Problem to work on: Leave out the pictures and repeat the rest of the material exactly.

Source data:
○ ○ ○ ○ ○ ○ ○
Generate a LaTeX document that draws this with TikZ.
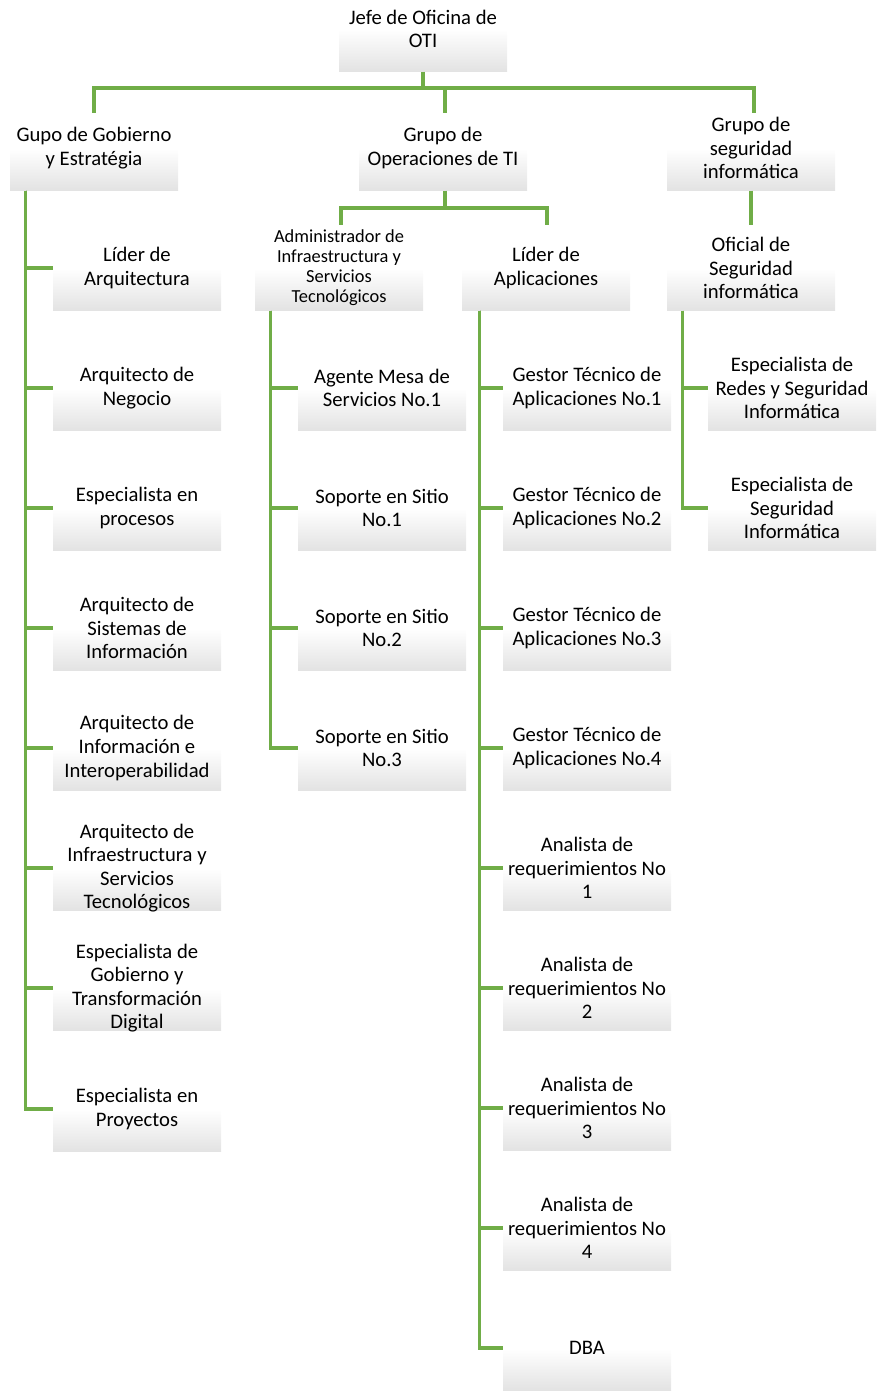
\documentclass[tikz,border=0pt]{standalone}
\usepackage{fontspec}
\setmainfont{Carlito}
\definecolor{lineg}{RGB}{112,173,71}
\tikzset{
  obox/.style={rectangle, minimum width=126pt, minimum height=31.5pt, inner sep=0pt, draw=none, top color=white, bottom color=black!11},
  otxt/.style={align=center, inner sep=0pt, font=\fontsize{15.5}{17.7}\selectfont},
  stxt/.style={align=center, inner sep=0pt, font=\fontsize{13.8}{15}\selectfont},
  conn/.style={draw=lineg, line width=2.3pt},
}
\newcommand\orgbox[5][otxt]{\node[obox,anchor=north] (#2) at (#3,#4) {};
  \node[#1] (#2t) at (#2.north) {#5};}
\begin{document}
\begin{tikzpicture}[x=0.75pt,y=-0.75pt]
\useasboundingbox (0,0) rectangle (877,1391);
% top
\orgbox{jefe}{423}{29}{Jefe de Oficina de\\OTI}
% level 2
\orgbox{gob}{94}{148}{Gupo de Gobierno\\y Estratégia}
\orgbox{ops}{443}{148}{Grupo de\\Operaciones de TI}
\orgbox{seg}{751}{148}{Grupo de\\seguridad\\informática}
% level 3
\orgbox[stxt]{adm}{339}{268}{Administrador de\\Infraestructura y\\Servicios\\Tecnológicos}
\orgbox{lapl}{546}{268}{Líder de\\Aplicaciones}
\orgbox{ofi}{751}{268}{Oficial de\\Seguridad\\informática}
% left column
\orgbox{g1}{137}{268}{Líder de\\Arquitectura}
\orgbox{g2}{137}{388}{Arquitecto de\\Negocio}
\orgbox{g3}{137}{508}{Especialista en\\procesos}
\orgbox{g4}{137}{628}{Arquitecto de\\Sistemas de\\Información}
\orgbox{g5}{137}{748}{Arquitecto de\\Información e\\Interoperabilidad}
\orgbox{g6}{137}{868}{Arquitecto de\\Infraestructura y\\Servicios\\Tecnológicos}
\orgbox{g7}{137}{988}{Especialista de\\Gobierno y\\Transformación\\Digital}
\orgbox{g8}{137}{1109}{Especialista en\\Proyectos}
% admin column
\orgbox{a1}{382}{388}{Agente Mesa de\\Servicios No.1}
\orgbox{a2}{382}{508}{Soporte en Sitio\\No.1}
\orgbox{a3}{382}{628}{Soporte en Sitio\\No.2}
\orgbox{a4}{382}{748}{Soporte en Sitio\\No.3}
% aplicaciones column
\orgbox{p1}{587}{388}{Gestor Técnico de\\Aplicaciones No.1}
\orgbox{p2}{587}{508}{Gestor Técnico de\\Aplicaciones No.2}
\orgbox{p3}{587}{628}{Gestor Técnico de\\Aplicaciones No.3}
\orgbox{p4}{587}{748}{Gestor Técnico de\\Aplicaciones No.4}
\orgbox{p5}{587}{868}{Analista de\\requerimientos No\\1}
\orgbox{p6}{587}{988}{Analista de\\requerimientos No\\2}
\orgbox{p7}{587}{1108}{Analista de\\requerimientos No\\3}
\orgbox{p8}{587}{1228}{Analista de\\requerimientos No\\4}
\orgbox{p9}{587}{1348}{DBA}
% seguridad column
\orgbox{s1}{792}{388}{Especialista de\\Redes y Seguridad\\Informática}
\orgbox{s2}{792}{508}{Especialista de\\Seguridad\\Informática}
% free ends
\coordinate (jmid) at (423,88);
\coordinate (gobend) at (94,113);
\coordinate (opsend) at (445,113);
\coordinate (segend) at (754,113);
\coordinate (omid) at (445,208);
\coordinate (admend) at (341,225);
\coordinate (laplend) at (547,225);
\coordinate (ofiend) at (751,225);
% top connectors
\draw[conn] (jefe.south) -- (jmid);
\draw[conn] (jmid) -| (gobend);
\draw[conn] (jmid) -| (segend);
\draw[conn] (jmid) -| (opsend);
\draw[conn] (ops.south -| omid) -- (omid);
\draw[conn] (omid) -| (admend);
\draw[conn] (omid) -| (laplend);
\draw[conn] (seg.south) -- (ofiend);
% children connectors
\foreach \c in {g1,g2,g3,g4,g5,g6,g7,g8}
  \draw[conn] ([xshift=12pt]gob.south west) |- (\c.north west);
\foreach \c in {a1,a2,a3,a4}
  \draw[conn] ([xshift=12pt]adm.south west) |- (\c.north west);
\foreach \c in {p1,p2,p3,p4,p5,p6,p7,p8,p9}
  \draw[conn] ([xshift=13.5pt]lapl.south west) |- (\c.north west);
\foreach \c in {s1,s2}
  \draw[conn] ([xshift=12pt]ofi.south west) |- (\c.north west);
\end{tikzpicture}
\end{document}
○ ○ ○ ○ ○ ○ ○
Result of this task:
Generate a LaTeX document that draws this with TikZ.
\documentclass[tikz,border=0pt]{standalone}
\usepackage{fontspec}
\setmainfont{Carlito}
\definecolor{lineg}{RGB}{112,173,71}
\tikzset{
  obox/.style={rectangle, minimum width=126pt, minimum height=31.5pt, inner sep=0pt, draw=none, top color=white, bottom color=black!11},
  otxt/.style={align=center, inner sep=0pt, font=\fontsize{15.5}{17.7}\selectfont},
  stxt/.style={align=center, inner sep=0pt, font=\fontsize{13.8}{15}\selectfont},
  conn/.style={draw=lineg, line width=2.3pt},
}
\newcommand\orgbox[5][otxt]{\node[obox,anchor=north] (#2) at (#3,#4) {};
  \node[#1] (#2t) at (#2.north) {#5};}
\begin{document}
\begin{tikzpicture}[x=0.75pt,y=-0.75pt]
\useasboundingbox (0,0) rectangle (877,1391);
% top
\orgbox{jefe}{423}{29}{Jefe de Oficina de\\OTI}
% level 2
\orgbox{gob}{94}{148}{Gupo de Gobierno\\y Estratégia}
\orgbox{ops}{443}{148}{Grupo de\\Operaciones de TI}
\orgbox{seg}{751}{148}{Grupo de\\seguridad\\informática}
% level 3
\orgbox[stxt]{adm}{339}{268}{Administrador de\\Infraestructura y\\Servicios\\Tecnológicos}
\orgbox{lapl}{546}{268}{Líder de\\Aplicaciones}
\orgbox{ofi}{751}{268}{Oficial de\\Seguridad\\informática}
% left column
\orgbox{g1}{137}{268}{Líder de\\Arquitectura}
\orgbox{g2}{137}{388}{Arquitecto de\\Negocio}
\orgbox{g3}{137}{508}{Especialista en\\procesos}
\orgbox{g4}{137}{628}{Arquitecto de\\Sistemas de\\Información}
\orgbox{g5}{137}{748}{Arquitecto de\\Información e\\Interoperabilidad}
\orgbox{g6}{137}{868}{Arquitecto de\\Infraestructura y\\Servicios\\Tecnológicos}
\orgbox{g7}{137}{988}{Especialista de\\Gobierno y\\Transformación\\Digital}
\orgbox{g8}{137}{1109}{Especialista en\\Proyectos}
% admin column
\orgbox{a1}{382}{388}{Agente Mesa de\\Servicios No.1}
\orgbox{a2}{382}{508}{Soporte en Sitio\\No.1}
\orgbox{a3}{382}{628}{Soporte en Sitio\\No.2}
\orgbox{a4}{382}{748}{Soporte en Sitio\\No.3}
% aplicaciones column
\orgbox{p1}{587}{388}{Gestor Técnico de\\Aplicaciones No.1}
\orgbox{p2}{587}{508}{Gestor Técnico de\\Aplicaciones No.2}
\orgbox{p3}{587}{628}{Gestor Técnico de\\Aplicaciones No.3}
\orgbox{p4}{587}{748}{Gestor Técnico de\\Aplicaciones No.4}
\orgbox{p5}{587}{868}{Analista de\\requerimientos No\\1}
\orgbox{p6}{587}{988}{Analista de\\requerimientos No\\2}
\orgbox{p7}{587}{1108}{Analista de\\requerimientos No\\3}
\orgbox{p8}{587}{1228}{Analista de\\requerimientos No\\4}
\orgbox{p9}{587}{1348}{DBA}
% seguridad column
\orgbox{s1}{792}{388}{Especialista de\\Redes y Seguridad\\Informática}
\orgbox{s2}{792}{508}{Especialista de\\Seguridad\\Informática}
% free ends
\coordinate (jmid) at (423,88);
\coordinate (gobend) at (94,113);
\coordinate (opsend) at (445,113);
\coordinate (segend) at (754,113);
\coordinate (omid) at (445,208);
\coordinate (admend) at (341,225);
\coordinate (laplend) at (547,225);
\coordinate (ofiend) at (751,225);
% top connectors
\draw[conn] (jefe.south) -- (jmid);
\draw[conn] (jmid) -| (gobend);
\draw[conn] (jmid) -| (segend);
\draw[conn] (jmid) -| (opsend);
\draw[conn] (ops.south -| omid) -- (omid);
\draw[conn] (omid) -| (admend);
\draw[conn] (omid) -| (laplend);
\draw[conn] (seg.south) -- (ofiend);
% children connectors
\foreach \c in {g1,g2,g3,g4,g5,g6,g7,g8}
  \draw[conn] ([xshift=12pt]gob.south west) |- (\c.north west);
\foreach \c in {a1,a2,a3,a4}
  \draw[conn] ([xshift=12pt]adm.south west) |- (\c.north west);
\foreach \c in {p1,p2,p3,p4,p5,p6,p7,p8,p9}
  \draw[conn] ([xshift=13.5pt]lapl.south west) |- (\c.north west);
\foreach \c in {s1,s2}
  \draw[conn] ([xshift=12pt]ofi.south west) |- (\c.north west);
\end{tikzpicture}
\end{document}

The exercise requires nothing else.